The Commissioner therefore requires the Authority to issue a revised review response in terms other than section 27(1) of FOISA, by Monday, 19 June 2023.


Should either the Applicant or the Authority wish to appeal against this decision, they have the right to appeal to the Court of Session on a point of law only.  Any such appeal must be made within 42 days after the date of intimation of this decision.


If the Authority fails to comply with this decision, the Commissioner has the right to certify to the Court of Session that the Authority has failed to comply.  The Court has the right to inquire into the matter and may deal with the Authority as if it had committed a contempt of court.

Daren Fitzhenry
Scottish Information Commissioner

5 May 2023

Appendix 1: Relevant statutory provisions

Freedom of Information (Scotland) Act 2002

1 General entitlement

(1) A person who requests information from a Scottish public authority which holds it is entitled to be given it by the authority.

(2) The person who makes such a request is in this Part and in Parts 2 and 7 referred to as the “applicant.”

(6) This section is subject to sections 2, 9, 12 and 14.

2 Effect of exemptions 

(1) To information which is exempt information by virtue of any provision of Part 2, section 1 applies only to the extent that – 

(b) in all the circumstances of the case, the public interest in disclosing the information is not outweighed by that in maintaining the exemption.

27 Information intended for future publication

(1) Information is exempt information if-

(a) it is held with a view to its being published by-

(i) a Scottish public authority; or

(ii) any other person,

at a date not later than twelve weeks after that on which the request for the information is made;

(b) when that request is made the information is already being held with that view; and

(c) it is reasonable in all the circumstances that the information be withheld from disclosure until such date as is mentioned in paragraph (a).

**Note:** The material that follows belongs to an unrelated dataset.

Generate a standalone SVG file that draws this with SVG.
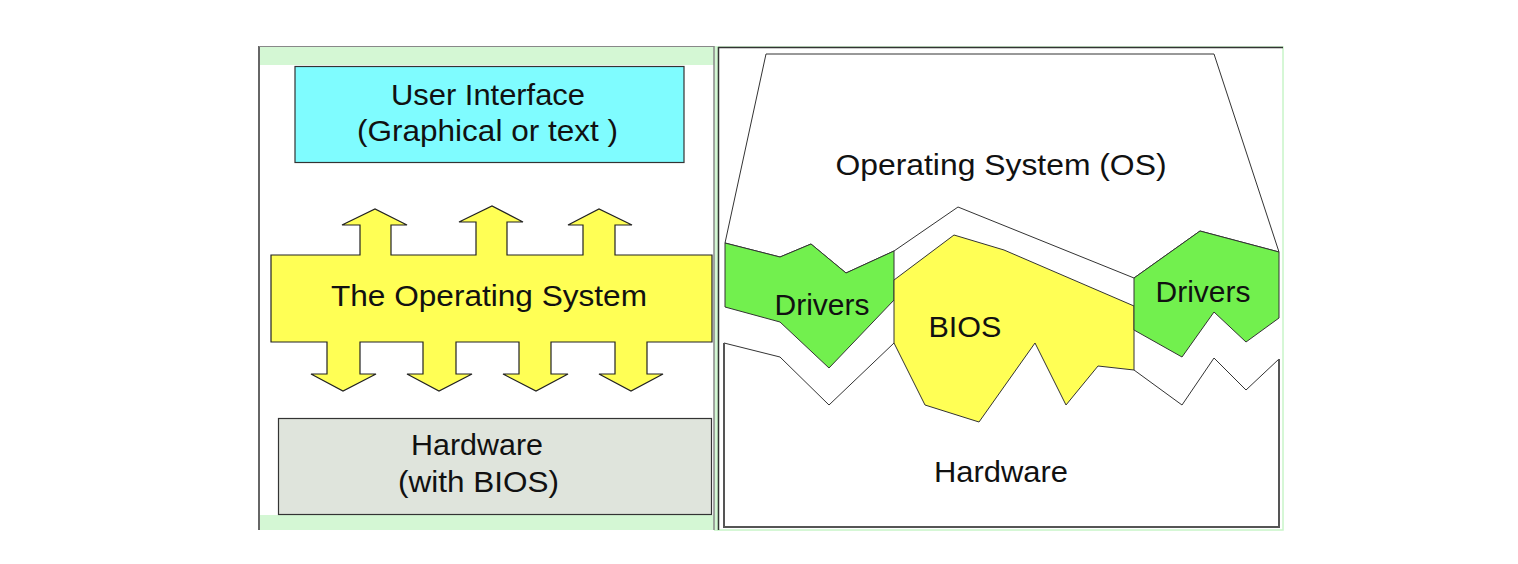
<svg xmlns="http://www.w3.org/2000/svg" width="1518" height="564" viewBox="0 0 1518 564">
<style>
  text { font-family: "Liberation Sans", Arial, sans-serif; font-size: 29px; fill: #111; text-anchor: middle; }
  .thin { stroke: #333; stroke-width: 1; stroke-linejoin: miter; }
  .band { fill: #d4f7d4; }
</style>
<rect x="0" y="0" width="1518" height="564" fill="#ffffff"/>

<g id="left-panel">
  <rect x="259" y="46" width="455" height="484" fill="#ffffff"/>
  <rect class="band" x="260" y="47" width="454" height="18"/>
  <rect class="band" x="260" y="515" width="454" height="15"/>
  <rect x="714" y="46" width="4" height="485" fill="#d4f7d4"/>
  <line x1="259" y1="46" x2="259" y2="530" stroke="#333" stroke-width="1.5"/>
  <line x1="259" y1="46.5" x2="714" y2="46.5" stroke="#888" stroke-width="1"/>
  <line x1="714" y1="46" x2="714" y2="530" stroke="#888" stroke-width="1.5"/>
</g>

<g id="user-interface">
  <rect x="295" y="66.5" width="389" height="96" fill="#7ffcff" stroke="#333" stroke-width="1.2"/>
  <text x="488" y="105" textLength="194" lengthAdjust="spacingAndGlyphs">User Interface</text>
  <text x="487.5" y="141" textLength="261" lengthAdjust="spacingAndGlyphs">(Graphical or text )</text>
</g>

<g id="operating-system-left">
  <path fill="#ffff55" stroke="#222" stroke-width="1.2" stroke-linejoin="miter" d="M271,255 L360,255 L360,225 L342,225 L375,209 L407,225 L391,225 L391,255 L476,255 L476,222 L459,222 L492,206 L523,222 L507,222 L507,255 L583,255 L583,225 L568,225 L599,209 L632,225 L615,225 L615,255 L712,255 L712,342 L647,342 L647,374 L663,374 L631,391 L599,374 L615,374 L615,342 L551,342 L551,374 L568,374 L536,391 L503,374 L519,374 L519,342 L456,342 L456,374 L472,374 L439,391 L407,374 L423,374 L423,342 L360,342 L360,374 L376,374 L343,391 L311,374 L327,374 L327,342 L271,342 Z"/>
  <text x="489" y="306" textLength="316" lengthAdjust="spacingAndGlyphs">The Operating System</text>
</g>

<g id="hardware-left">
  <rect x="278.5" y="418.5" width="433" height="96" fill="#dfe4dc" stroke="#333" stroke-width="1.2"/>
  <text x="477" y="455" textLength="132" lengthAdjust="spacingAndGlyphs">Hardware</text>
  <text x="478.5" y="492" textLength="161" lengthAdjust="spacingAndGlyphs">(with BIOS)</text>
</g>

<g id="right-panel">
  <rect x="718" y="47" width="565" height="483" fill="#ffffff" stroke="#c8f5c8" stroke-width="1.5"/>
  <line x1="718.5" y1="47" x2="718.5" y2="530" stroke="#333" stroke-width="1.5"/>
  <line x1="718" y1="47.5" x2="1283" y2="47.5" stroke="#333" stroke-width="1.5"/>
</g>

<g id="hardware-right">
  <path fill="#ffffff" stroke="none" d="M724,343 L780,357 L829,405 L894,343 L1134,370 L1182,405 L1214,358 L1246,390 L1279,359 L1279,527 L724,527 Z"/>
  <path fill="none" class="thin" stroke-width="0.8" d="M724,343 L780,357 L829,405 L894,343 M1134,370 L1182,405 L1214,358 L1246,390 L1279,359"/>
  <path fill="none" stroke="#555" stroke-width="2" d="M724,343 L724,527 L1279,527 L1279,359"/>
  <text x="1001" y="482" textLength="134" lengthAdjust="spacingAndGlyphs">Hardware</text>
</g>

<g id="os-right">
  <polygon class="thin" fill="#ffffff" points="766,54 1214,54 1279,252 1200,231 1134,278 958,207 894,251 846,273 811,244 780,257 725,243"/>
  <text x="1001" y="175" textLength="331" lengthAdjust="spacingAndGlyphs">Operating System (OS)</text>
</g>

<g id="drivers-left">
  <polygon class="thin" fill="#72f04e" points="725,243 780,257 811,244 846,273 894,251 894,300 829,368 780,322 725,307"/>
  <text x="822" y="315" textLength="95" lengthAdjust="spacingAndGlyphs">Drivers</text>
</g>

<g id="bios">
  <polygon class="thin" fill="#ffff55" points="894,280 954,235 1004,250 1134,306 1134,370 1098,366 1066,405 1035,343 979,422 925,405 894,343"/>
  <text x="965" y="337" textLength="73" lengthAdjust="spacingAndGlyphs">BIOS</text>
</g>

<g id="drivers-right">
  <polygon class="thin" fill="#72f04e" points="1134,278 1200,231 1279,252 1279,318 1246,342 1214,312 1182,357 1134,330"/>
  <text x="1203" y="302" textLength="95" lengthAdjust="spacingAndGlyphs">Drivers</text>
</g>

<g id="connectors"></g>
</svg>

47 Application for decision by Commissioner

(1) A person who is dissatisfied with -

(a) a notice under section 21(5) or (9); or

(b) the failure of a Scottish public authority to which a requirement for review was made to give such a notice.

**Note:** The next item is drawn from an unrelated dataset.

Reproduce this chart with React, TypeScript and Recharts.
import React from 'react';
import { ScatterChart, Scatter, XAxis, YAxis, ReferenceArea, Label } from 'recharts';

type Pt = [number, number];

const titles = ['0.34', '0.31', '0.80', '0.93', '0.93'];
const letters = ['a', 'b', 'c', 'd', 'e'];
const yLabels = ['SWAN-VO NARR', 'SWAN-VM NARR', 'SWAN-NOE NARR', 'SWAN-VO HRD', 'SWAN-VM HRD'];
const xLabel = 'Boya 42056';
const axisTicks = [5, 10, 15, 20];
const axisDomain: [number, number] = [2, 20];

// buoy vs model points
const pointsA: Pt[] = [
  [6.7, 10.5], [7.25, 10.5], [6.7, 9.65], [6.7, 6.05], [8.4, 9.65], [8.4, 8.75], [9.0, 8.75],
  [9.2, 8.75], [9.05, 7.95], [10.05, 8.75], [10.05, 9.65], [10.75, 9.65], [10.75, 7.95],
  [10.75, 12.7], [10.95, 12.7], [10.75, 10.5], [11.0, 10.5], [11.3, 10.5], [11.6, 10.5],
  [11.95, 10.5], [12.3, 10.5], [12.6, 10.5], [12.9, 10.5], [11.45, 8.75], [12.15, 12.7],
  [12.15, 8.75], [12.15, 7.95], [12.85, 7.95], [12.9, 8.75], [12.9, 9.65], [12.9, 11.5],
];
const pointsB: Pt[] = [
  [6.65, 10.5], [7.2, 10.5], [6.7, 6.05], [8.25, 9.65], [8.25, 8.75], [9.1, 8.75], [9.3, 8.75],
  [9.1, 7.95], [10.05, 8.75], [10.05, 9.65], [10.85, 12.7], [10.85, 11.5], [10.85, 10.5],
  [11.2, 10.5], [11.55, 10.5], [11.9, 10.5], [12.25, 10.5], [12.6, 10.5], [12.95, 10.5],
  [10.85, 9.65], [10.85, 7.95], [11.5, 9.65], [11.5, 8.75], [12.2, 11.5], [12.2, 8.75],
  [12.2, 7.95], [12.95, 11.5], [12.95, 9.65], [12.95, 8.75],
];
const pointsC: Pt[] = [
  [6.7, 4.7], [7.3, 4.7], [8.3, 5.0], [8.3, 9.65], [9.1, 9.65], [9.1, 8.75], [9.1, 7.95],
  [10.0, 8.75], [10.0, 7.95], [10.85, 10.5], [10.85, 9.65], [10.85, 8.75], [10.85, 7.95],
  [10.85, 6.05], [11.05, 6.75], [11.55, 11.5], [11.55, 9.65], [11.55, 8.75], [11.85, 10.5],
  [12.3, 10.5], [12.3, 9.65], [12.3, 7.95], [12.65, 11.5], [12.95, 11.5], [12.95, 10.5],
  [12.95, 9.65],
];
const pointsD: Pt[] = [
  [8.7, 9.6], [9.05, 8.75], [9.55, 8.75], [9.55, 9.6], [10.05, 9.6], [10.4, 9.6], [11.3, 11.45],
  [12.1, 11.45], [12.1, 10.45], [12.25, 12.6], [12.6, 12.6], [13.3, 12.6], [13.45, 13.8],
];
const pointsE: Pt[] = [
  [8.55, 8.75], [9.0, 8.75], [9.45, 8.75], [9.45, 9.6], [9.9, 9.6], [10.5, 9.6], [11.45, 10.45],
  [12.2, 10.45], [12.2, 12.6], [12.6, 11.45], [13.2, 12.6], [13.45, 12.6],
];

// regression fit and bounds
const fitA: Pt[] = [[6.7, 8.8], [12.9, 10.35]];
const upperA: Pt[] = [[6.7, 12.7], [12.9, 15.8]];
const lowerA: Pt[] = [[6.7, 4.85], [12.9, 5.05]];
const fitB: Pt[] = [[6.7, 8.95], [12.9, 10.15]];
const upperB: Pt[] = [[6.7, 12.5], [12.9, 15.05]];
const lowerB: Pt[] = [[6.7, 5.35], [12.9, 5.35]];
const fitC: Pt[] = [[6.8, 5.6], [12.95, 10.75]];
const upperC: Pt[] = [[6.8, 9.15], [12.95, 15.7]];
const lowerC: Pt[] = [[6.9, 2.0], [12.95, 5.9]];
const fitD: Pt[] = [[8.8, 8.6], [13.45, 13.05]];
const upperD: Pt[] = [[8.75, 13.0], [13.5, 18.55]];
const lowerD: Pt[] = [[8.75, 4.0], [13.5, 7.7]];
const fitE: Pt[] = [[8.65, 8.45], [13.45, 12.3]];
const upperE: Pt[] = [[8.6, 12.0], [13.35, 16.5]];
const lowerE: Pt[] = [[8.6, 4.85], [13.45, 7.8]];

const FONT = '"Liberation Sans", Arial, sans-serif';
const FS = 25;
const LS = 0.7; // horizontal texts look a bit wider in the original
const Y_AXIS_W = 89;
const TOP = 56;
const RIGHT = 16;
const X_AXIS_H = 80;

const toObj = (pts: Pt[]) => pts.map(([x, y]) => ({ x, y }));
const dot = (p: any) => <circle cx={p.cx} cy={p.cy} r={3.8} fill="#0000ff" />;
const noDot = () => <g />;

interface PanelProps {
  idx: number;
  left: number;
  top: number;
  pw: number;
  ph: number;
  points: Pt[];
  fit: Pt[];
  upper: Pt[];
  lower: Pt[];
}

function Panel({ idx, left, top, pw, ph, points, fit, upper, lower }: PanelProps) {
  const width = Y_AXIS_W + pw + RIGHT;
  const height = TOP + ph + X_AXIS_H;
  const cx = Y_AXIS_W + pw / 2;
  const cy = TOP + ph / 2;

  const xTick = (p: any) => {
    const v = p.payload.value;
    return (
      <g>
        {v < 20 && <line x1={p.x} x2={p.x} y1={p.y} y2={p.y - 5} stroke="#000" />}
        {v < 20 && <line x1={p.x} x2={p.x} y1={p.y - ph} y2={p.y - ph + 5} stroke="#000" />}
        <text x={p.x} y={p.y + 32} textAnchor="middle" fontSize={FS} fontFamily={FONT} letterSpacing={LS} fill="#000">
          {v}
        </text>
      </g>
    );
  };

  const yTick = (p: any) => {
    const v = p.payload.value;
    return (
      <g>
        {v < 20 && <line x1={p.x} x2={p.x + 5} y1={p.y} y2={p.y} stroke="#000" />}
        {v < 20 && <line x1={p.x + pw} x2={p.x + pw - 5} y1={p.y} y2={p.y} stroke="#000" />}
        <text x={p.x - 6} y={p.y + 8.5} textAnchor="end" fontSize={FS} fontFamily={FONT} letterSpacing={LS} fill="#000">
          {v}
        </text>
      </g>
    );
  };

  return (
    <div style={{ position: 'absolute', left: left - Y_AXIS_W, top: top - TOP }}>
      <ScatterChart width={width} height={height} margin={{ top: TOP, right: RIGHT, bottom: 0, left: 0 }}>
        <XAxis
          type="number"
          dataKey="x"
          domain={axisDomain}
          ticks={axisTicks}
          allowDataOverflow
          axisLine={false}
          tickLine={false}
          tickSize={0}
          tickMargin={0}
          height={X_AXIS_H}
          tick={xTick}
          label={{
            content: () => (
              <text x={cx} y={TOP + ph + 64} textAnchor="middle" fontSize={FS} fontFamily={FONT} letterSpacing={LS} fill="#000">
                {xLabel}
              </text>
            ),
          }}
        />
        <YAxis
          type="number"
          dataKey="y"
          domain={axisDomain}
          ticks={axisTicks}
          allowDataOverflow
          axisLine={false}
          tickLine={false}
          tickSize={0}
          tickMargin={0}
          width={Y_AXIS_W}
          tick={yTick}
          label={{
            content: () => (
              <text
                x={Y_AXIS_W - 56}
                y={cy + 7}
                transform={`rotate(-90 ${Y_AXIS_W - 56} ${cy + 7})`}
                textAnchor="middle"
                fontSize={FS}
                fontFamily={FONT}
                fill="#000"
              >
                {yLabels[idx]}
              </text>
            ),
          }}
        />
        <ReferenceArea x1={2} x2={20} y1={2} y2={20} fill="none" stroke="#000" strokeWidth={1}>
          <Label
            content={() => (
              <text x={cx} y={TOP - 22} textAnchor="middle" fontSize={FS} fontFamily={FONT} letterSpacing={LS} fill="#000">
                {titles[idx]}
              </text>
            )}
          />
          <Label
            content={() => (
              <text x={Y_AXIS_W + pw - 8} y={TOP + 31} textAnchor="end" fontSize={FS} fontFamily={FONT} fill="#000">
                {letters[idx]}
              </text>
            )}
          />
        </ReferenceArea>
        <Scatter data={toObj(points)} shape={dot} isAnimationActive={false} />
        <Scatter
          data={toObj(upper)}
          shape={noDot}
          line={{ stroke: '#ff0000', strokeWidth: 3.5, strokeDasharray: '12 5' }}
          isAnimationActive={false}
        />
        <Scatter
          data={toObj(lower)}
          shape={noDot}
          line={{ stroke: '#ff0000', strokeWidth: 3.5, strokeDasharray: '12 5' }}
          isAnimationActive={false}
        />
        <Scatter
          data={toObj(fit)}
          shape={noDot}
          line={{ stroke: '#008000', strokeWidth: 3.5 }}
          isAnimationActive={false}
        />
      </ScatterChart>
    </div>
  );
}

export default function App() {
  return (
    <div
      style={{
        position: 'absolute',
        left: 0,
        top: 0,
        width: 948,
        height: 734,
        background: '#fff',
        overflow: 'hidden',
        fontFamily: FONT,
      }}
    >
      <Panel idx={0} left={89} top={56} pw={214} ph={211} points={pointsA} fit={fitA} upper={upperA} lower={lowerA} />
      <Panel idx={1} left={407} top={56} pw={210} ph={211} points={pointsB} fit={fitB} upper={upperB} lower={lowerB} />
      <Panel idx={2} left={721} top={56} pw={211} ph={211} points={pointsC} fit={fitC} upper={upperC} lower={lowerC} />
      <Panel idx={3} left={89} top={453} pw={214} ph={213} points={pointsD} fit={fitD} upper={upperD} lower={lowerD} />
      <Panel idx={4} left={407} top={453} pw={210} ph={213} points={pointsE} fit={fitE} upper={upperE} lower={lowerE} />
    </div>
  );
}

may make application to the Commissioner for a decision whether, in any respect specified in that application, the request for information to which the requirement relates has been dealt with in accordance with Part 1 of this Act.

(2) An application under subsection (1) must - 

(a) be in writing or in another form which, by reason of its having some permanency, is capable of being used for subsequent reference (as, for example, a recording made on audio or video tape);

(b) state the name of the applicant and an address for correspondence; and

(c) specify – 

    (i) the request for information to which the requirement for review relates;

    (ii) the matter which was specified under sub-paragraph (ii) of section 20(3)(c);   and

    (iii) the matter which gives rise to the dissatisfaction mentioned in subsection (1).